Consider a team asking an AI assistant to compare disclosures across a set of funds. If the source documents are stored inconsistently and the metadata is patchy, the assistant returns an answer that looks complete while hiding the gaps. Checking that answer then costs more than doing the work by hand.

This is the part of the problem that gets the least attention and decides the most. A foundation of well organized, machine-readable data is the precondition for AI that teams can trust. Orbit was designed as an AI-native platform for exactly this reason. The data layer underneath Orbit Insight is structured and machine-readable from the point of ingestion, which is what allows the AI built on top of it to produce answers a professional can stand behind.

General assistants hit a wall on regulatory documents

Attendees were clear about the limits of general purpose tools. Broad assistants handle simple drafting and summarizing well, and almost everyone in the room used them. The harder tasks were where they faltered. Interpreting the FCA Handbook and analyzing dense fund and regulatory documents came up as two consistent weak spots.

The reasons are practical. The sources that matter often sit behind firewalls or login walls that a general tool cannot reach. Regulatory documents arrive in formats that confuse standard extraction. And a general model has no reliable grounding in the specific rulebook a firm needs to follow, so its confident answers can miss the detail that counts.

RegAware was built for this gap. It pairs ISC's regulatory expertise with Orbit's AI to read regulatory documents across 47 jurisdictions, processing more than 5,000 of them each month. It turns dense regulatory text into structured updates a firm can act on, filtered down to the rules that actually apply to its business.

Outputs experts can verify

A concern about black boxes surfaced repeatedly. Prompt based tools give a quick read on a topic, and the detail often fails the scrutiny of an expert, so every output still needs expert review. The group talked about what makes AI output trustworthy: grounding answers in real sources, designing checks against hallucination, and keeping a human in the loop on anything that carries regulatory or legal weight.

RegAware is built around that principle. It produces summary reports of the updates that matter, a regulatory timeline showing what is coming and when, and change alerts when something new appears. Each output is configured to a firm's products, locations, and legal structures, so a reviewer sees relevant material traced back to its source. Analysts spend their time on judgment, with the collection and first pass of analysis handled for them.

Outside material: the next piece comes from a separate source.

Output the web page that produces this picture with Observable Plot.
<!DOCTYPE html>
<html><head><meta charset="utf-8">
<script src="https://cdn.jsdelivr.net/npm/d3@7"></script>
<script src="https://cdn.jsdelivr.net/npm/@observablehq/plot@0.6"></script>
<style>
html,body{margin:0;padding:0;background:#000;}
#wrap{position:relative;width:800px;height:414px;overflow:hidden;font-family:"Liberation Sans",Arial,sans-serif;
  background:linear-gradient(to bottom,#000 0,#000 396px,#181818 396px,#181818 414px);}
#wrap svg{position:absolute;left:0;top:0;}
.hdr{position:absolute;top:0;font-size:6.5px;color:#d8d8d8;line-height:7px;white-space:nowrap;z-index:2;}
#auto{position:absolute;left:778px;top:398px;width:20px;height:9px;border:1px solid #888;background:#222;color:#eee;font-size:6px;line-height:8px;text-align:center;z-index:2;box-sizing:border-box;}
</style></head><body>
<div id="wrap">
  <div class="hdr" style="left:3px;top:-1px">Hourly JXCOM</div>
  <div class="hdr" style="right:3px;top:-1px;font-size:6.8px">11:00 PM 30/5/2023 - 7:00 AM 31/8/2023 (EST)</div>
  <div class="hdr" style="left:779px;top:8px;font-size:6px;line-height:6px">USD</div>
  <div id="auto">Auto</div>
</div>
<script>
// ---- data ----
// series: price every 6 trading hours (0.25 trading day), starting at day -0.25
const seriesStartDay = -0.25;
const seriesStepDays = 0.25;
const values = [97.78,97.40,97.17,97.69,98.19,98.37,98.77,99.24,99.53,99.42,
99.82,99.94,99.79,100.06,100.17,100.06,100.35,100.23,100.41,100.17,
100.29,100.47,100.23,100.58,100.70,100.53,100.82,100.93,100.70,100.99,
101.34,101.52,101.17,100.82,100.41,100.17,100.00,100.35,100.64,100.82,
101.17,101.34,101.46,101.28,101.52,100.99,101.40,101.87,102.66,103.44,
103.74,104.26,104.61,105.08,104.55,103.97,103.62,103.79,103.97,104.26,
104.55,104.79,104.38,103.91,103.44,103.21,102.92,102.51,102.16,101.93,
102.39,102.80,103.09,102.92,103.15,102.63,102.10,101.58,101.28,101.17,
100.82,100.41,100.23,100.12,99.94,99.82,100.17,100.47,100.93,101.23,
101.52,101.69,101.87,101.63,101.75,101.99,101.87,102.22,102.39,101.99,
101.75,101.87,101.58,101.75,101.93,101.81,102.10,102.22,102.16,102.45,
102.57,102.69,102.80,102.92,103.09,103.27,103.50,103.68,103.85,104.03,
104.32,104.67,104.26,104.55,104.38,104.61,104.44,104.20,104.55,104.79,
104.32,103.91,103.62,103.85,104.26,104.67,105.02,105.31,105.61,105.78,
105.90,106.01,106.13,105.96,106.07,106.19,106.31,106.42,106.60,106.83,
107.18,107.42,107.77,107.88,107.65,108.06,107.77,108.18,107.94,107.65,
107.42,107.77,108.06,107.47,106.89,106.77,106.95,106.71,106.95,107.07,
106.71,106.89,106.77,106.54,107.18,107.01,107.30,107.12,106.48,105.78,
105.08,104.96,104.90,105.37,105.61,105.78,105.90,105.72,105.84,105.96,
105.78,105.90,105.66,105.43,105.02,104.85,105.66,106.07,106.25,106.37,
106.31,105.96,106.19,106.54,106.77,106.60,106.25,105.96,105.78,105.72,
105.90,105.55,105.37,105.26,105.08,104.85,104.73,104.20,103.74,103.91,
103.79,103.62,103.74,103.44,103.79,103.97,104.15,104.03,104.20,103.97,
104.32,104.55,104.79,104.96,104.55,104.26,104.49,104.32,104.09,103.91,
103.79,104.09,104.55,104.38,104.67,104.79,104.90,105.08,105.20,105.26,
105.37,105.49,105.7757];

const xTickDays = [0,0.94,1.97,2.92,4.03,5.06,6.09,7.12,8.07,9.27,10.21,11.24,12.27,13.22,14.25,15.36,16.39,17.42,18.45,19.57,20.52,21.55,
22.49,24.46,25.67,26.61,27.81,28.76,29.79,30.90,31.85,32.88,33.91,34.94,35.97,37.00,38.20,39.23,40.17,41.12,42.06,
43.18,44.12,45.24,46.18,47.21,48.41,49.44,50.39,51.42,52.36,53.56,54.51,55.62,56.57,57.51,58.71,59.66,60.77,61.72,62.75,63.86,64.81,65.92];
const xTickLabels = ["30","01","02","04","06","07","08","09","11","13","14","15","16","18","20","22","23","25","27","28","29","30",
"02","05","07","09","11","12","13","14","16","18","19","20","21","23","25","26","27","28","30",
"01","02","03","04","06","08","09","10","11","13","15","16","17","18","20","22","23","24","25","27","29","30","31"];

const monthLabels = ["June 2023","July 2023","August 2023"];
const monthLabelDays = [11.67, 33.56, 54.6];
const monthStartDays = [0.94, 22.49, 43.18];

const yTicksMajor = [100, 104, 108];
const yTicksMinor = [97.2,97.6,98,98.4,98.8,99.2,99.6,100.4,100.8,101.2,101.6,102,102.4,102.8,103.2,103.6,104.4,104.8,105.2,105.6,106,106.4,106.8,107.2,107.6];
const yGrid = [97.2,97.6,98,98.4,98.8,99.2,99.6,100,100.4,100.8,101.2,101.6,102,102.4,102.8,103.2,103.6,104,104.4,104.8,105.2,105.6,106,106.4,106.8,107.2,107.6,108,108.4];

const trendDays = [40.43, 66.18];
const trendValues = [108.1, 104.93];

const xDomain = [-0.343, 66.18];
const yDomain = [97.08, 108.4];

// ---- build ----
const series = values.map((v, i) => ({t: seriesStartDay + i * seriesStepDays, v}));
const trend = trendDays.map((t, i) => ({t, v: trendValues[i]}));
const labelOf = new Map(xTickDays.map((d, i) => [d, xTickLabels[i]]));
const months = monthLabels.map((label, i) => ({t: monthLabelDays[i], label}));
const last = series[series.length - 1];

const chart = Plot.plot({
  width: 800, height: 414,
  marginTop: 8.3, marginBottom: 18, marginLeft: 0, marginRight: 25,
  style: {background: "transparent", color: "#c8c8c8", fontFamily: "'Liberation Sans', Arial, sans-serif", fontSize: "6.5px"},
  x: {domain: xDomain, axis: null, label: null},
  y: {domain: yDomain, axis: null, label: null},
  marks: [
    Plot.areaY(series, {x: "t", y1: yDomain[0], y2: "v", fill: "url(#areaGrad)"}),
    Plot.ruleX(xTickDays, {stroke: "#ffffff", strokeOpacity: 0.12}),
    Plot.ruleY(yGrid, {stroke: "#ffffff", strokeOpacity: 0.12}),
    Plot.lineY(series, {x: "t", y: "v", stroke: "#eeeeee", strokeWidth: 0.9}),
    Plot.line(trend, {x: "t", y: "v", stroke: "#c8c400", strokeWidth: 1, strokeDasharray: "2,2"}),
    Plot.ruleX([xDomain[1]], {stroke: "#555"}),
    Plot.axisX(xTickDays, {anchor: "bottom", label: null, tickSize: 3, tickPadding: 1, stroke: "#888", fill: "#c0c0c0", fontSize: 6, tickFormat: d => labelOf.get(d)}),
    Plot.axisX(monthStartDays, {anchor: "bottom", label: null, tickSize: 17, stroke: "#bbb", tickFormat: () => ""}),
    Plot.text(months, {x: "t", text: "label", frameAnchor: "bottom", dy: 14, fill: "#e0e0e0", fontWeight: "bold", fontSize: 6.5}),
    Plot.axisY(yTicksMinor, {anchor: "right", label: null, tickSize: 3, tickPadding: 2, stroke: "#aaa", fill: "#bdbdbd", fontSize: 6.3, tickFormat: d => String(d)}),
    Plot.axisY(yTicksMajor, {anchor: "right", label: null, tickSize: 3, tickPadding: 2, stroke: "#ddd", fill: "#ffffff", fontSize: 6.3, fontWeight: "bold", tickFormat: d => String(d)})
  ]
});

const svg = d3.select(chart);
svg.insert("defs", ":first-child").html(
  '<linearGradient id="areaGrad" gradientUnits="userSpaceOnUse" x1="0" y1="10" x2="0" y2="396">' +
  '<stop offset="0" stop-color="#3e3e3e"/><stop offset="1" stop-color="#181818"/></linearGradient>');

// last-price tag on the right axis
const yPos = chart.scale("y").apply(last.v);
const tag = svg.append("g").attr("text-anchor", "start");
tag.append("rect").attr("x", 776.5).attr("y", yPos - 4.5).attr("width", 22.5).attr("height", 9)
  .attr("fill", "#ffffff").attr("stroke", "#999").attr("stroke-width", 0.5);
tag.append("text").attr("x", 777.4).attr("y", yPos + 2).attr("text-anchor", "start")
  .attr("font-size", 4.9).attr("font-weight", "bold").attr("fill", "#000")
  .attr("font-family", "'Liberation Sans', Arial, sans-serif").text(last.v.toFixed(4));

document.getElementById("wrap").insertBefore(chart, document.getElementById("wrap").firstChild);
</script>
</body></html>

From admin efficiency to regulated workflows

There was honest reflection on how far AI has actually reached inside these firms. It saves real time on administrative work such as note taking and preparing board and committee papers. The workflows that carry genuine regulatory weight, like fund and share class launches and governance reviews such as Assessment of Value, have seen far less adoption. One reason raised was simple. Teams are stretched thin, with little room to step back and rethink how the work could be done.

Agentic AI changes the math here, and it suits workflows that have clearly defined steps and outcomes. Regulatory change monitoring is a strong example, because the inputs and the decisions follow a repeatable pattern. This is where the platform matters. With Orbit Agent Builder, a team can stand up agents for repeatable regulatory and research workflows without writing code, and Orbit MCP acts as the distribution layer that connects Orbit's data and agents into the tools a firm already uses. RegAware then works as one agent inside a wider operating model, connected to the research and decision workflows around it.

What the front and mid office can take from this

The firms getting value from AI share a pattern. They begin with well organized data and choose tooling built for the specific job. Above all, they keep their experts close to the output, reviewing what the system produces rather than trusting it blindly. For front and mid office teams, getting this right turns regulatory change from background noise into an early signal they can act on, ahead of the firms still treating it as a back office task.

These are conversations that matter deeply to us at Orbit, and RegAware is how we help investment managers stay ahead of them.